Ce film je l’ai vu il y a près de 15 ans, en 15 ans on oublie des trucs. Il est beaucoup plus subtil et compliqué que ça. Car contre toute attente, on va voir le renard, se casser les dents sur les poules ! Elle est complètement dépassée par la duplicité de ces femmes, Songlian, car expérimentées, elles le sont, et perfides, et la plus dangereuse n’est pas celle qu’on croit. Pire, même la servante semble avoir plus d’arguments à faire valoir, dans le jeu de la séduction du maître, et de la manipulation pour le pouvoir. Elle entrait dans un temple, comme on entre au couvent, elle se retrouve dans un bordel, ou une jungle. Tout le monde manipule tout le monde, en cachette, en sous-main, ça calcule. L’héroïne devient vite un anti-héros, un héros à la renverse. Perfide elle aussi, mais maladroite dans le jeu, inexpérimentée, comme nous, elle ne connaît pas les règles, elle trébuche. Elle commet des erreurs qu’on va dire, « héroïques », qui relancent l’action, pour le plus grand plaisir du spectateur, jusqu’à la catastrophe. Finalement c’est une poule comme les autres, elle deviendra comme les autres. Nous admirons alors un film magnifique sur la désillusion, qui n’est pas l’échec. Sujet difficile s’il en est, la désillusion. La perte des illusions, qui se délitent face à une implacable réalité. Ecarter des courtisanes, et se faire sa place dans le lit du maître, même quand on est jeune et ambitieuse, cela ne se fait pas par un claquement de doigt.

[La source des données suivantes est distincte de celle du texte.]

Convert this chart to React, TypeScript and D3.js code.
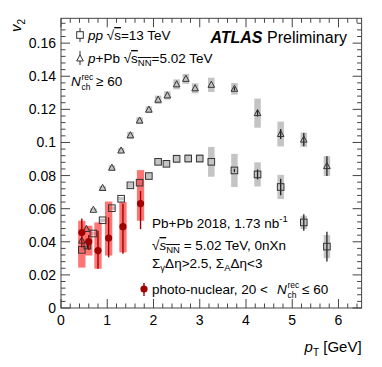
import React from "react";
import * as d3 from "d3";

const W = 382, H = 367;
const X_MAX = 6.5, Y_MAX = 0.175;
const xTicks = [0, 1, 2, 3, 4, 5, 6];
const yTicks = [0, 0.02, 0.04, 0.06, 0.08, 0.1, 0.12, 0.14, 0.16];
const yTickLabels = ["0", "0.02", "0.04", "0.06", "0.08", "0.1", "0.12", "0.14", "0.16"];

// pp 13 TeV
const ppX = [0.45, 0.57, 0.7, 0.9, 1.1, 1.3, 1.5, 1.7, 1.9, 2.1, 2.28, 2.5, 2.75, 3.0, 3.25, 3.75, 4.25, 4.75, 5.25, 5.75];
const ppV = [0.0351, 0.0377, 0.045, 0.053, 0.0603, 0.066, 0.0741, 0.0757, 0.0797, 0.0883, 0.0871, 0.0901, 0.0903, 0.0903, 0.0883, 0.0831, 0.0807, 0.0731, 0.0517, 0.0371];
const ppStat = [0, 0.002, 0, 0, 0, 0, 0, 0, 0, 0, 0, 0, 0, 0, 0, 0.001, 0.003, 0.005, 0.005, 0.009];
const ppSys = [0.001, 0.001, 0.001, 0.001, 0.001, 0.001, 0.0015, 0.002, 0.002, 0.002, 0.002, 0.0025, 0.0025, 0.0025, 0.009, 0.01, 0.0073, 0.0073, 0.004, 0.007];

// p+Pb 5.02 TeV
const pPbX = [0.45, 0.55, 0.7, 0.9, 1.1, 1.3, 1.5, 1.7, 1.9, 2.1, 2.3, 2.5, 2.7, 2.9, 3.25, 3.75, 4.25, 4.75, 5.25, 5.75];
const pPbV = [0.0407, 0.0477, 0.0593, 0.0725, 0.0847, 0.0951, 0.1043, 0.1132, 0.1198, 0.1258, 0.1284, 0.1351, 0.1384, 0.1327, 0.1348, 0.1324, 0.1177, 0.1051, 0.1017, 0.0857];
const pPbStat = [0, 0, 0, 0, 0, 0, 0, 0, 0, 0, 0, 0, 0, 0, 0, 0.001, 0.002, 0.003, 0.004, 0.006];
const pPbSys = [0.001, 0.001, 0.001, 0.0012, 0.0015, 0.0015, 0.002, 0.002, 0.002, 0.0025, 0.0025, 0.003, 0.003, 0.003, 0.0043, 0.0035, 0.0088, 0.0075, 0.0043, 0.006];

// Pb+Pb photo-nuclear
const pnX = [0.45, 0.6, 0.8, 1.03, 1.34, 1.72];
const pnV = [0.0456, 0.0401, 0.0347, 0.0423, 0.0491, 0.0631];
const pnErrUp = [0.0084, 0.004, 0.012, 0.0124, 0.0139, 0.0076];
const pnErrDn = [0.009, 0.005, 0.011, 0.0117, 0.0163, 0.0155];
const pnSysLo = [0.0244, 0.0317, 0.0237, 0.0317, 0.0336, 0.0527];
const pnSysHi = [0.0527, 0.0497, 0.0517, 0.0643, 0.064, 0.0833];

const FONT = "'Liberation Sans', Arial, Helvetica, sans-serif";

function NchLabel({ x, y, suffix }: { x: number; y: number; suffix: string }) {
  return (
    <g>
      <text x={x} y={y} fontSize={13.5} fontStyle="italic">N</text>
      <text x={x + 10.5} y={y - 6.5} fontSize={8.5}>rec</text>
      <text x={x + 10.5} y={y + 4} fontSize={8.5}>ch</text>
      <text x={x + 25} y={y} fontSize={13.5}>{suffix}</text>
    </g>
  );
}

export default function App() {
  const L = 61, R = 361.6, T = 18.3, B = 308;
  const x = d3.scaleLinear().domain([0, X_MAX]).range([L, R]);
  const y = d3.scaleLinear().domain([0, Y_MAX]).range([B, T]);
  const xMinor = d3.range(0, X_MAX + 1e-9, 0.2);
  const yMinor = d3.range(0, Y_MAX + 1e-9, 0.004);
  const bandW = 6.5;
  const redW = 7.3;
  const mk = 3.3;
  const tri = (cx: number, cy: number, s: number) =>
    `M${cx},${cy - s * 1.1} L${cx + s},${cy + s * 0.75} L${cx - s},${cy + s * 0.75} Z`;
  const mkStroke = "#333";

  return (
    <svg width={W} height={H} style={{ position: "absolute", left: 0, top: 0, background: "#fff" }} fontFamily={FONT}>
      <rect x={0} y={0} width={W} height={H} fill="#fff" />
      {pPbX.map((v, i) => (
        <rect key={"pb" + i} x={x(v) - bandW / 2} y={y(pPbV[i] + pPbSys[i])} width={bandW}
          height={y(pPbV[i] - pPbSys[i]) - y(pPbV[i] + pPbSys[i])} fill="#c4c4c4" />
      ))}
      {ppX.map((v, i) => (
        <rect key={"pp" + i} x={x(v) - bandW / 2} y={y(ppV[i] + ppSys[i])} width={bandW}
          height={y(ppV[i] - ppSys[i]) - y(ppV[i] + ppSys[i])} fill="#c4c4c4" />
      ))}
      {pnX.map((v, i) => (
        <rect key={"rb" + i} x={x(v) - redW / 2} y={y(pnSysHi[i])} width={redW}
          height={y(pnSysLo[i]) - y(pnSysHi[i])} fill="#ff3b3b" fillOpacity={0.7} />
      ))}
      {pPbX.map((v, i) => pPbStat[i] > 0 ? (
        <line key={"pbs" + i} x1={x(v)} x2={x(v)} y1={y(pPbV[i] + pPbStat[i])} y2={y(pPbV[i] - pPbStat[i])} stroke="#222" strokeWidth={1.3} />
      ) : null)}
      {ppX.map((v, i) => ppStat[i] > 0 ? (
        <line key={"pps" + i} x1={x(v)} x2={x(v)} y1={y(ppV[i] + ppStat[i])} y2={y(ppV[i] - ppStat[i])} stroke="#222" strokeWidth={1.3} />
      ) : null)}
      {pPbX.map((v, i) => (
        <path key={"pbm" + i} d={tri(x(v), y(pPbV[i]), mk)} fill="none" stroke={mkStroke} strokeWidth={1} />
      ))}
      {ppX.map((v, i) => (
        <rect key={"ppm" + i} x={x(v) - mk} y={y(ppV[i]) - mk} width={mk * 2} height={mk * 2} fill="none" stroke={mkStroke} strokeWidth={1} />
      ))}
      {pnX.map((v, i) => (
        <g key={"pn" + i}>
          <line x1={x(v)} x2={x(v)} y1={y(pnV[i] + pnErrUp[i])} y2={y(pnV[i] - pnErrDn[i])} stroke="#9a0000" strokeWidth={1.4} />
          <circle cx={x(v)} cy={y(pnV[i])} r={3.6} fill="#a00000" />
        </g>
      ))}

      <rect x={L} y={T} width={R - L} height={B - T} fill="none" stroke="#444" strokeWidth={1} />
      {xMinor.map((v, i) => {
        const major = Math.abs(v - Math.round(v)) < 1e-6;
        const len = major ? 9 : 4.5;
        return (
          <g key={"xt" + i}>
            <line x1={x(v)} x2={x(v)} y1={B} y2={B - len} stroke="#444" />
            <line x1={x(v)} x2={x(v)} y1={T} y2={T + len} stroke="#444" />
          </g>
        );
      })}
      {yMinor.map((v, i) => {
        const major = Math.abs(v / 0.02 - Math.round(v / 0.02)) < 1e-6;
        const len = major ? 9 : 4.5;
        return (
          <g key={"yt" + i}>
            <line x1={L} x2={L + len} y1={y(v)} y2={y(v)} stroke="#444" />
            <line x1={R} x2={R - len} y1={y(v)} y2={y(v)} stroke="#444" />
          </g>
        );
      })}
      {xTicks.map((v) => (
        <text key={"xl" + v} x={x(v)} y={B + 17} fontSize={14} textAnchor="middle">{v}</text>
      ))}
      {yTicks.map((v, i) => (
        <text key={"yl" + v} x={L - 5} y={y(v) + 5} fontSize={14} textAnchor="end">{yTickLabels[i]}</text>
      ))}
      <text x={R} y={352} fontSize={15} textAnchor="end">
        <tspan fontStyle="italic">p</tspan><tspan fontSize={10} dy={4}>T</tspan><tspan dy={-4}> [GeV]</tspan>
      </text>
      <text transform={`translate(${21},${19}) rotate(-90)`} fontSize={15} textAnchor="end">
        <tspan fontStyle="italic">v</tspan><tspan fontSize={10} dy={4}>2</tspan>
      </text>

      {/* legend */}
      <line x1={80} x2={80} y1={28} y2={42} stroke="#333" />
      <rect x={80 - mk} y={35 - mk} width={mk * 2} height={mk * 2} fill="#fff" stroke="#333" />
      <text x={88} y={40} fontSize={13.5}>
        <tspan fontStyle="italic">pp</tspan><tspan> √</tspan><tspan style={{ textDecoration: "overline" }}>s</tspan><tspan>=13 TeV</tspan>
      </text>
      <line x1={80} x2={80} y1={51} y2={65} stroke="#333" />
      <path d={tri(80, 58.5, mk)} fill="#fff" stroke="#333" />
      <text x={88} y={63} fontSize={13.5}>
        <tspan fontStyle="italic">p</tspan><tspan>+Pb √</tspan><tspan style={{ textDecoration: "overline" }}>s<tspan fontSize={9.5} dy={3}>NN</tspan></tspan><tspan dy={-3}>=5.02 TeV</tspan>
      </text>
      <NchLabel x={71} y={86} suffix="≥ 60" />

      <text x={347} y={43} fontSize={16} textAnchor="end">
        <tspan fontWeight="bold" fontStyle="italic">ATLAS</tspan><tspan> Preliminary</tspan>
      </text>

      {/* annotation */}
      <text x={152} y={228} fontSize={13.5}>
        Pb+Pb 2018, 1.73 nb<tspan fontSize={9.5} dy={-6}>-1</tspan>
      </text>
      <text x={152} y={250} fontSize={13.5}>
        <tspan>√</tspan><tspan style={{ textDecoration: "overline" }}><tspan fontStyle="italic">s</tspan><tspan fontSize={9.5} dy={3}>NN</tspan></tspan><tspan dy={-3}> = 5.02 TeV, 0nXn</tspan>
      </text>
      <text x={152} y={268} fontSize={13.5}>
        Σ<tspan fontSize={9.5} dy={3}>γ</tspan><tspan dy={-3}>Δη&gt;2.5, Σ</tspan><tspan fontSize={9.5} dy={3}>A</tspan><tspan dy={-3}>Δη&lt;3</tspan>
      </text>
      <line x1={144} x2={144} y1={283} y2={296} stroke="#9a0000" strokeWidth={1.4} />
      <circle cx={144} cy={289} r={3.6} fill="#a00000" />
      <text x={152} y={294} fontSize={13.5}>photo-nuclear, 20 &lt;</text>
      <NchLabel x={277} y={294} suffix="≤ 60" />
    </svg>
  );
}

Cette grande maison qui ressemble à un musée où le temps s’est arrêté, elle a la beauté de l’architecture chinoise millénaire, l’ornementation est raffinée, le charme est austère, les lignes rigides, mais c’est beau. C’est beau, et invite au recueillement. Très fort, le parti pris de l’auteur, nous faire partager dès le départ le point de vue de Songlian, d’où notre identification, et notre désillusion à nous aussi. La lumière semble venir uniquement des lanternes, la couleur jaune-orangé est partout, l’automne domine. Et le calme apparent est trompeur, car la vraie action est ailleurs. La caméra fixe ne gêne pas, car la guerre fait rage, ou dans les têtes, et les cœurs. Le massage des pieds, l’heure du repas, l’allumage des lanternes. Le chatoiement des habits, le cendré du satin, très beau. Chaque plan tout en équilibre, beau comme dans un tableau. Et puis vient l’hiver.
J’avais oublié la fin, terrible cette fin. Une fin tout en douceur, comme une porte qui se ferme, qui se passe de commentaires, et aucune solution en vue, sinon la vie qui continue, comme avant. Elle convoque plein de questionnements cette fin. La jeunesse, la modernité, mise à mal par la tradition ? La dénonciation du pouvoir, ou du maître, symbolisé par un homme qui donne tout le temps des ordres, mais qu’on ne voit jamais ? La force totale de la dictature, du système, sur les esprits libres, qui doivent se soumettre ? On peut dire beaucoup de choses. Je la voyais en magnifique renard, mais même le renard ne peut rien contre les règles du jeu. Très beau film. Un classique.